9. The electric current stimulation device capable of selectively stimulating a region according to claim 1, wherein

the control unit,

in a case that the microcurrent is a constant current,

calculates an intensity of the microcurrent in a proportion of 100% when passing a center with respect to the stimulation area, and

calculates an intensity of the microcurrent in a proportion of 20% when passing outmost with reference to the stimulation area.

10. The electric current stimulation device capable of selectively stimulating a region according to claim 9, wherein

the control unit controls the intensity of the microcurrent while controlling a voltage taking account into impedance between the respective electrodes of the first electrode.

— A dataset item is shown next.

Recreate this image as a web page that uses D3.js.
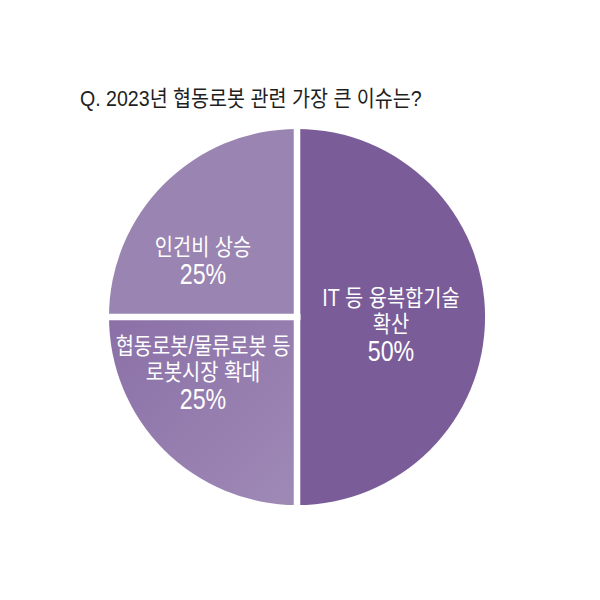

11. The electric current stimulation device capable of selectively stimulating a region according to claim 2, wherein

the control unit outputs different alarm signals for each case of focusing the microcurrents on the stimulation area and of changing at least one of the first electrode, the intensity of the microcurrent which the respective electrodes should induce and the route thereof, respectively, and

the electric current stimulation device releases a preset pattern of sound and light according to the alarm signal output from the control unit.

12. The electric current stimulation device capable of selectively stimulating a region according to claim 2, wherein

the alarm unit comprises:

a sound output portion which releases a preset pattern of sound according to the alarm signal and acoustically informs the user of treatment in progress and changes in the brain wave; and

a light emitting portion which releases a preset pattern of light according to the alarm signal and visually informs the user of treatment in progress and changes in the brain wave.

13. The electric current stimulation device capable of selectively stimulating a region according to claim 1 further comprises an insulation unit which insulates the electrode unit and the control unit with a circuit to prevent electrical interference.

14. The electric current stimulation device capable of selectively stimulating a region according to claim 13, wherein

the insulation unit comprises:

a first insulation portion which prevents electrical interference for a power signal; and

a second insulation unit which prevents electrical interference for a control signal.

15. The electric current stimulation device capable of selectively stimulating a region according to claim 14, wherein

the first insulation portion is any one of a transformer or a DC-DC converter, and

the second insulation portion is any one of a photo coupler or a signal transformer.